Pictures stay out. Extract the lines below from the first one through the line with "166.5, 171, 175.5]", both included.

Material |
* BEGIN *
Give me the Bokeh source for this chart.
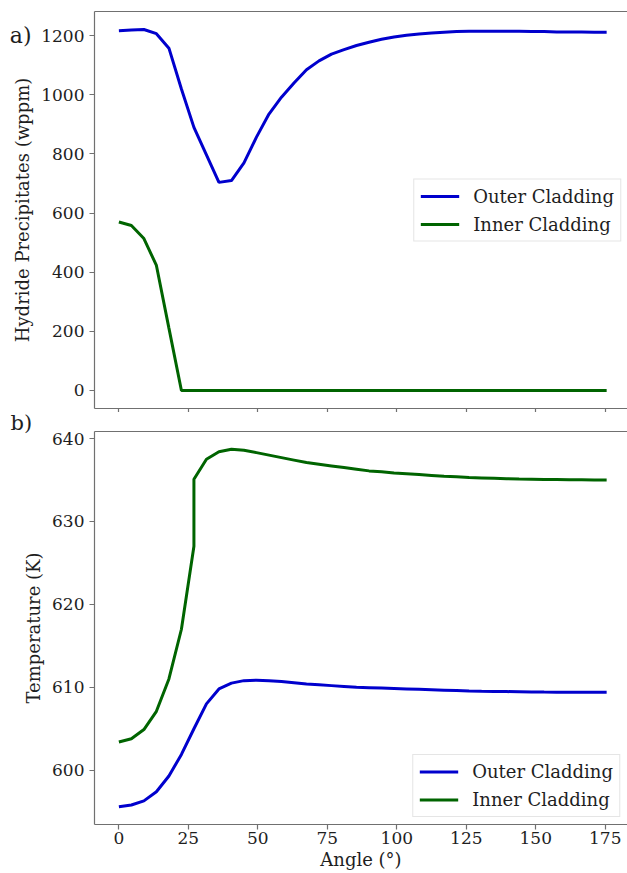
from bokeh.plotting import figure
from bokeh.layouts import column
from bokeh.models import Range1d, FixedTicker, LinearAxis, Title
from bokeh.embed import file_html
from bokeh.resources import INLINE

# angle along the cladding (deg); 27 appears twice (jump in inner temperature)
angle = [0, 4.5, 9, 13.5, 18, 22.5, 27, 27, 31.5, 36, 40.5, 45, 49.5, 54,
         58.5, 63, 67.5, 72, 76.5, 81, 85.5, 90, 94.5, 99, 103.5, 108, 112.5,
         117, 121.5, 126, 130.5, 135, 139.5, 144, 148.5, 153, 157.5, 162,
         166.5, 171, 175.5]

outer_hydride = [1217, 1219, 1221, 1207, 1158, 1020, 890, 890, 797, 704, 710,
                 770, 857, 935, 992, 1040, 1085, 1115, 1138, 1153, 1167, 1178,
                 1188, 1196, 1202, 1206, 1209, 1212, 1214, 1215, 1215, 1215,
                 1215, 1215, 1214, 1214, 1213, 1213, 1213, 1212, 1212]
inner_hydride = [570, 558, 514, 423, 211, 0, 0, 0, 0, 0, 0, 0, 0, 0, 0, 0, 0,
                 0, 0, 0, 0, 0, 0, 0, 0, 0, 0, 0, 0, 0, 0, 0, 0, 0, 0, 0, 0, 0,
                 0, 0, 0]

outer_temp = [595.6, 595.8, 596.3, 597.4, 599.3, 601.9, 605.0, 605.0, 608.0,
              609.8, 610.5, 610.8, 610.85, 610.8, 610.7, 610.55, 610.4, 610.3,
              610.2, 610.1, 610.0, 609.95, 609.9, 609.85, 609.8, 609.75, 609.7,
              609.65, 609.6, 609.55, 609.52, 609.5, 609.48, 609.46, 609.44,
              609.42, 609.41, 609.4, 609.4, 609.4, 609.4]
inner_temp = [603.4, 603.8, 604.9, 607.1, 611.0, 617.0, 627.0, 635.1, 637.5,
              638.4, 638.7, 638.6, 638.3, 638.0, 637.7, 637.4, 637.1, 636.9,
              636.7, 636.5, 636.3, 636.1, 636.0, 635.85, 635.75, 635.65, 635.55,
              635.45, 635.38, 635.3, 635.25, 635.2, 635.15, 635.12, 635.1,
              635.07, 635.05, 635.03, 635.02, 635.01, 635.0]

x_ticks = [0, 25, 50, 75, 100, 125, 150, 175]
hyd_ticks = [0, 200, 400, 600, 800, 1000, 1200]
temp_ticks = [600, 610, 620, 630, 640]

FONT = "DejaVu Serif"
INK = "#1e1e1e"
SPINE = "#707070"
BLUE = "#0000cd"
GREEN = "#006400"


def style(p, xticks, yticks):
    p.outline_line_color = None
    p.xgrid.visible = False
    p.ygrid.visible = False
    xa, ya = p.below[0], p.left[0]
    xa.ticker = FixedTicker(ticks=xticks)
    ya.ticker = FixedTicker(ticks=yticks)
    for ax in (xa, ya):
        ax.axis_line_color = SPINE
        ax.axis_line_width = 1.2
        ax.major_tick_line_color = SPINE
        ax.major_tick_line_width = 1.2
        ax.major_tick_out = 5
        ax.major_tick_in = 0
        ax.minor_tick_line_color = None
        ax.major_label_standoff = 5
        ax.major_label_text_font = FONT
        ax.major_label_text_font_size = "17px"
        ax.major_label_text_color = INK
        ax.axis_label_text_font = FONT
        ax.axis_label_text_font_size = "18px"
        ax.axis_label_text_font_style = "normal"
        ax.axis_label_text_color = INK
        ax.axis_label_standoff = 5
    # top spine only (the right edge of the frame is cut off in the original)
    top = LinearAxis(ticker=FixedTicker(ticks=[]), axis_line_color=SPINE,
                     axis_line_width=1.2, major_tick_out=0, major_tick_in=0,
                     major_label_standoff=0, minor_tick_line_color=None)
    p.add_layout(top, "above")
    return xa, ya


def style_legend(p, loc, margin):
    lg = p.legend[0]
    lg.location = loc
    lg.margin = margin
    lg.label_text_font = FONT
    lg.label_text_font_size = "18px"
    lg.label_text_color = INK
    lg.glyph_width = 39
    lg.glyph_height = 21
    lg.label_height = 21
    lg.label_standoff = 14
    lg.spacing = 7
    lg.padding = 6
    lg.border_line_color = "#cccccc"
    lg.background_fill_alpha = 0.8


x_range = Range1d(-8.775, 183.0)

p1 = figure(width=627, height=412, x_range=x_range, y_range=Range1d(-61, 1282),
            output_backend="svg", toolbar_location=None,
            min_border_left=94, min_border_right=0, min_border_top=11,
            min_border_bottom=4)
p1.line(angle, outer_hydride, color=BLUE, line_width=3, legend_label="Outer Cladding")
p1.line(angle, inner_hydride, color=GREEN, line_width=3, legend_label="Inner Cladding")
xa1, ya1 = style(p1, x_ticks, hyd_ticks)
xa1.major_tick_out = 4
xa1.major_label_standoff = 0
xa1.major_label_text_font_size = "0px"
xa1.major_label_overrides = {t: "" for t in x_ticks}
ya1.axis_label = "Hydride Precipitates (wppm)"
style_legend(p1, "center_right", 6)
# panel tag "a)" drawn as the single tick label of an outer, line-less axis
tag_a = LinearAxis(ticker=FixedTicker(ticks=[1200]), major_label_overrides={1200: "a)"},
                   axis_line_color=None, major_tick_line_color=None,
                   minor_tick_line_color=None, major_tick_out=0, major_tick_in=0,
                   major_label_standoff=-22, major_label_text_font=FONT,
                   major_label_text_font_size="22px", major_label_text_color=INK)
p1.add_layout(tag_a, "left")

p2 = figure(width=627, height=461, x_range=x_range, y_range=Range1d(593.45, 640.85),
            output_backend="svg", toolbar_location=None,
            min_border_left=92, min_border_right=0, min_border_top=0,
            min_border_bottom=49)
p2.line(angle, outer_temp, color=BLUE, line_width=3, legend_label="Outer Cladding")
p2.line(angle, inner_temp, color=GREEN, line_width=3, legend_label="Inner Cladding")
xa2, ya2 = style(p2, x_ticks, temp_ticks)
p2.add_layout(Title(text="b)", align="left", offset=-84, standoff=-7,
                    text_font=FONT, text_font_size="21px", text_color=INK,
                    text_font_style="normal"), "above")
xa2.major_label_standoff = 2
xa2.axis_label = "Angle (°)"
xa2.axis_label_standoff = 2
ya2.axis_label = "Temperature (K)"
style_legend(p2, "bottom_right", 7)

layout = column(p1, p2, spacing=0)
open("out.html", "w").write(file_html(layout, INLINE))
* END *
The result |
Give me the Bokeh source for this chart.
from bokeh.plotting import figure
from bokeh.layouts import column
from bokeh.models import Range1d, FixedTicker, LinearAxis, Title
from bokeh.embed import file_html
from bokeh.resources import INLINE

# angle along the cladding (deg); 27 appears twice (jump in inner temperature)
angle = [0, 4.5, 9, 13.5, 18, 22.5, 27, 27, 31.5, 36, 40.5, 45, 49.5, 54,
         58.5, 63, 67.5, 72, 76.5, 81, 85.5, 90, 94.5, 99, 103.5, 108, 112.5,
         117, 121.5, 126, 130.5, 135, 139.5, 144, 148.5, 153, 157.5, 162,
         166.5, 171, 175.5]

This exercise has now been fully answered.